To do:
Pictures stay out of this copy, which runs from the first line of the material through the line containing "Quarter Revenue Analysis</div></div>".

Excerpted records:
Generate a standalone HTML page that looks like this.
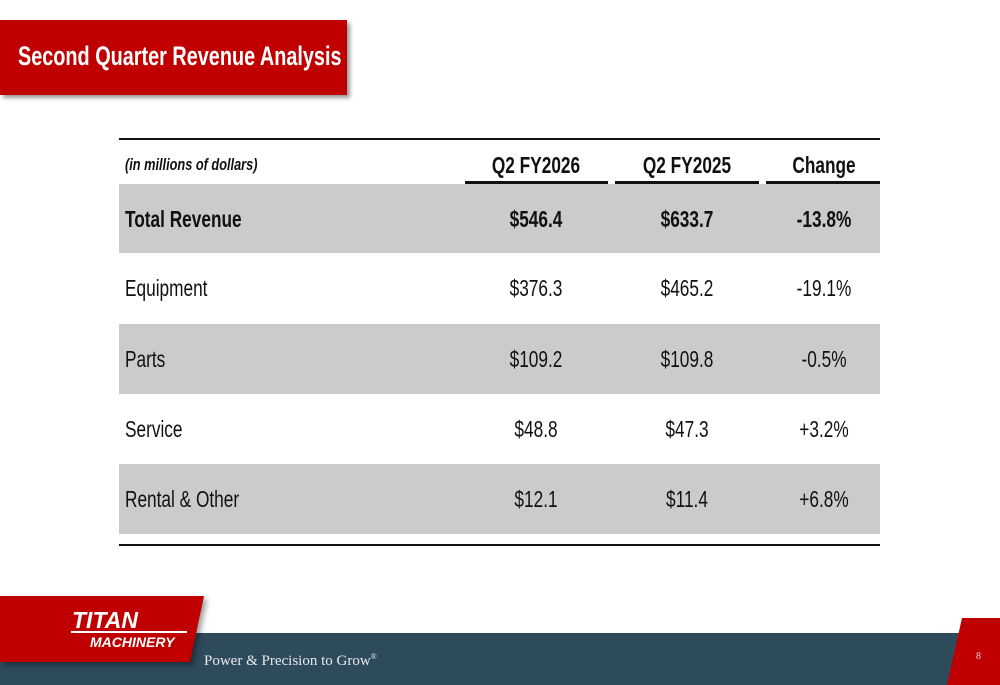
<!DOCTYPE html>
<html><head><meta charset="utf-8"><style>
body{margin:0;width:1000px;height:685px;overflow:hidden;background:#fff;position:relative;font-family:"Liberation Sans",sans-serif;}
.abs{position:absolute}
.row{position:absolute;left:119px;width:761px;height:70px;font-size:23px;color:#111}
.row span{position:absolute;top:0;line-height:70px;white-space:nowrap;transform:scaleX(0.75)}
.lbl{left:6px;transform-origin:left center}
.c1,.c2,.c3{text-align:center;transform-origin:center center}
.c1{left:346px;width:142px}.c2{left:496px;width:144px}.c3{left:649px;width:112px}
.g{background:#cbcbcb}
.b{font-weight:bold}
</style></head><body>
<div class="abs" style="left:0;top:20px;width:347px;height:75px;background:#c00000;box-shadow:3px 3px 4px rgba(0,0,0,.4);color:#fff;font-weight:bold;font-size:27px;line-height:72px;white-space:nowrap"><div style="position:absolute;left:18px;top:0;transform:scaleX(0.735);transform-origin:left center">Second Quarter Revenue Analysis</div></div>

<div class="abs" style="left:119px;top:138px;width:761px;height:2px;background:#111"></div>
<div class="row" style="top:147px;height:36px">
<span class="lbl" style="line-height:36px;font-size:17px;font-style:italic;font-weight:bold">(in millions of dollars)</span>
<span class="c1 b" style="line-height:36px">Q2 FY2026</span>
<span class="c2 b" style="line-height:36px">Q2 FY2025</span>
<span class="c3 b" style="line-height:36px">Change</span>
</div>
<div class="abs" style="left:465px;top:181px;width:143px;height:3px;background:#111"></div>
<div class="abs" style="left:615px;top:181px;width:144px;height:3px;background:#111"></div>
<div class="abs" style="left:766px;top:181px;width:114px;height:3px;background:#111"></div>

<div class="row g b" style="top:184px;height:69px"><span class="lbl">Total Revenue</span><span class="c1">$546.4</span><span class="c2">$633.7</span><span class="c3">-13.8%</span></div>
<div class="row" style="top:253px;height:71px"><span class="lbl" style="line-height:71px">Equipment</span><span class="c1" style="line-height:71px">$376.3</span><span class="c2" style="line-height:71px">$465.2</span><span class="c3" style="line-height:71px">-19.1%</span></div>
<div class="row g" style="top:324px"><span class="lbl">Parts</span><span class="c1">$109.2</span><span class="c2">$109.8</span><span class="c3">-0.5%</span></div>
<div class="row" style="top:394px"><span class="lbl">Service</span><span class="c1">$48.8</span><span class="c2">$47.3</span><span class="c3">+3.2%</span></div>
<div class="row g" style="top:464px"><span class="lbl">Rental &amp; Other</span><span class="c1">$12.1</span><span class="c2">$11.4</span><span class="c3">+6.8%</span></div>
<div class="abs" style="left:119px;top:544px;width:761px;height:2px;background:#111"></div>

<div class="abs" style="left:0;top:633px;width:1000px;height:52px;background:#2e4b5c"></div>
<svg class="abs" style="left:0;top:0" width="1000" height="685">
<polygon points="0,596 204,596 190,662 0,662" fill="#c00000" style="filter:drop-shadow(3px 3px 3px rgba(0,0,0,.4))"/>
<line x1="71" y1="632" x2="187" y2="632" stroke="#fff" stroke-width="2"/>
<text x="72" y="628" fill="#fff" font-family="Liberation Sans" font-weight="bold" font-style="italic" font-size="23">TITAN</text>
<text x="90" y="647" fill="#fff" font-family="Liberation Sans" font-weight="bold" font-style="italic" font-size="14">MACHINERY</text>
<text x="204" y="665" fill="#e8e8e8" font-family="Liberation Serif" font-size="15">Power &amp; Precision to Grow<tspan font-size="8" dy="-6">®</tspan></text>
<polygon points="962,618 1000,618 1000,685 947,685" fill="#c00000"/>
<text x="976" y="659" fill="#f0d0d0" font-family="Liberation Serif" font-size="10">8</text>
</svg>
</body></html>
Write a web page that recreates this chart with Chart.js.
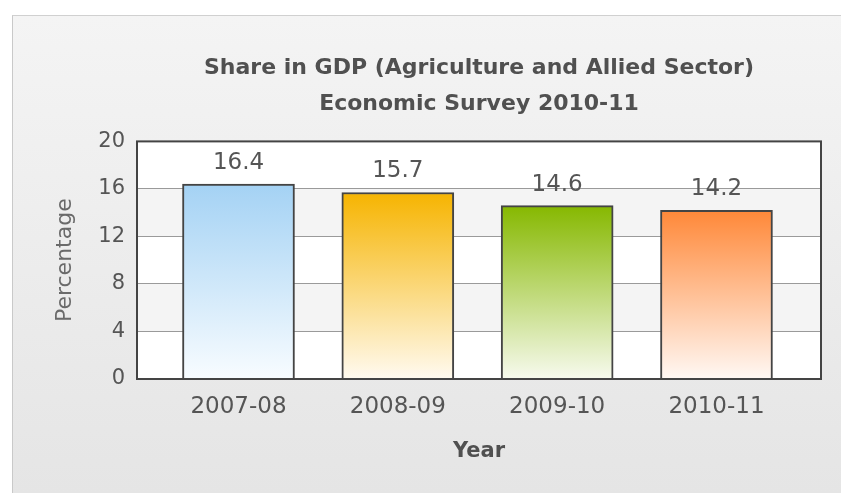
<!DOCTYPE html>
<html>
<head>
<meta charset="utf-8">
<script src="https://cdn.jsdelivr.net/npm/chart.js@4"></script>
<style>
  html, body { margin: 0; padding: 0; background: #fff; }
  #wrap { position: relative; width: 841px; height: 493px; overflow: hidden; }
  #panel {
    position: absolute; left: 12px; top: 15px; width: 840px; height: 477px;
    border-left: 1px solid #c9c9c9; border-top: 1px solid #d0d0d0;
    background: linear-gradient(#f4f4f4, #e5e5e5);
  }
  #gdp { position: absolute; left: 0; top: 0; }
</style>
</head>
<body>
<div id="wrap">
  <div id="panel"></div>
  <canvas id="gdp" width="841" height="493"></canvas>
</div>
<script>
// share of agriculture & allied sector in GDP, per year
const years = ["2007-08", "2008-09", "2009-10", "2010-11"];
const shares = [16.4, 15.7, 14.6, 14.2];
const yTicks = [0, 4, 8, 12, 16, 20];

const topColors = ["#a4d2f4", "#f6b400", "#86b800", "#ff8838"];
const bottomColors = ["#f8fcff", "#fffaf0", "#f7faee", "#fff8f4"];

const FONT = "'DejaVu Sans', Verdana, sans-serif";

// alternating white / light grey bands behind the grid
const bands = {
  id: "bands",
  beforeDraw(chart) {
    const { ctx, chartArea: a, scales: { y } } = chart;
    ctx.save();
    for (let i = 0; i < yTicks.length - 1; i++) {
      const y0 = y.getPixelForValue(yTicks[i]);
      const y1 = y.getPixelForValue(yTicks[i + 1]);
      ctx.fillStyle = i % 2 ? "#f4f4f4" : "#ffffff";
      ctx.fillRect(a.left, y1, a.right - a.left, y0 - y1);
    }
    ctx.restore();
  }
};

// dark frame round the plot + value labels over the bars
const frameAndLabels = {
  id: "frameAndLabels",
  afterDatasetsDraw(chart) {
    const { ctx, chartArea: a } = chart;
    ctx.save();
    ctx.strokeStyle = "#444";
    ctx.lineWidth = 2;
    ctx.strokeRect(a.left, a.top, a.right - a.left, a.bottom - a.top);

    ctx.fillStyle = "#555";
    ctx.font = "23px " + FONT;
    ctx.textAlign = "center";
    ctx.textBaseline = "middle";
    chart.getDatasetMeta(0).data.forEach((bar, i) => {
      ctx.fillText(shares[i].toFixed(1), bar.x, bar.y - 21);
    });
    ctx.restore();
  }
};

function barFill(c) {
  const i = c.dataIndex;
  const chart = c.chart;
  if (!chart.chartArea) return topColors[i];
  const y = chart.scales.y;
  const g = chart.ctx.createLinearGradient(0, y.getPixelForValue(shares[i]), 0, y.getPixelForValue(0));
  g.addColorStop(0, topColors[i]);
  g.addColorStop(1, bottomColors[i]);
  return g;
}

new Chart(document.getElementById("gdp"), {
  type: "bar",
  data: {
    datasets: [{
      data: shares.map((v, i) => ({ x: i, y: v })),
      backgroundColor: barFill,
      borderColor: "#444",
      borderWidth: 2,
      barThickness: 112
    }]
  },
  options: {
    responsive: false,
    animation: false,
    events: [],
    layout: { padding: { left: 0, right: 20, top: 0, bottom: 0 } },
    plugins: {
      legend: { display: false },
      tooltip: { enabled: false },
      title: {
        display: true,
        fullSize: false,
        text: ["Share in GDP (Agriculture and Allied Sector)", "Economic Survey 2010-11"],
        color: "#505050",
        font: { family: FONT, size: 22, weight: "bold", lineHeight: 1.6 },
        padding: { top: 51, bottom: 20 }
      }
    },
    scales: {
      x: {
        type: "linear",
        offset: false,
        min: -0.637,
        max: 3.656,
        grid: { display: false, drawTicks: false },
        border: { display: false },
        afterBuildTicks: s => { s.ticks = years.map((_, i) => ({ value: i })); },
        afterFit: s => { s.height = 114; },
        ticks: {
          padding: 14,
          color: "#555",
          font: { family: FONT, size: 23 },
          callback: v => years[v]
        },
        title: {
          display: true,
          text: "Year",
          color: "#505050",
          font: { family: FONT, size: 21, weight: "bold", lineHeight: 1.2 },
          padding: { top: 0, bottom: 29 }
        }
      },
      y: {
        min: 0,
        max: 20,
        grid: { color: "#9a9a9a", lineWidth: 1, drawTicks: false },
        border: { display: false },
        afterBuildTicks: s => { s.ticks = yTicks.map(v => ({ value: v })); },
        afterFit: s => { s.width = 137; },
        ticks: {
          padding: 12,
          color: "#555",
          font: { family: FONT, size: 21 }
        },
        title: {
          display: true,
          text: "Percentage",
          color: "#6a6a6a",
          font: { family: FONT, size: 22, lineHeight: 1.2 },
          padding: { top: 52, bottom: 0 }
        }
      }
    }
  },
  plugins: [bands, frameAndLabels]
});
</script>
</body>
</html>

Expected answer:
Generate a standalone HTML page that looks like this.
<!DOCTYPE html>
<html><head><meta charset="utf-8"><style>
body{margin:0;width:1000px;height:685px;overflow:hidden;background:#fff;position:relative;font-family:"Liberation Sans",sans-serif;}
.abs{position:absolute}
.row{position:absolute;left:119px;width:761px;height:70px;font-size:23px;color:#111}
.row span{position:absolute;top:0;line-height:70px;white-space:nowrap;transform:scaleX(0.75)}
.lbl{left:6px;transform-origin:left center}
.c1,.c2,.c3{text-align:center;transform-origin:center center}
.c1{left:346px;width:142px}.c2{left:496px;width:144px}.c3{left:649px;width:112px}
.g{background:#cbcbcb}
.b{font-weight:bold}
</style></head><body>
<div class="abs" style="left:0;top:20px;width:347px;height:75px;background:#c00000;box-shadow:3px 3px 4px rgba(0,0,0,.4);color:#fff;font-weight:bold;font-size:27px;line-height:72px;white-space:nowrap"><div style="position:absolute;left:18px;top:0;transform:scaleX(0.735);transform-origin:left center">Second Quarter Revenue Analysis</div></div>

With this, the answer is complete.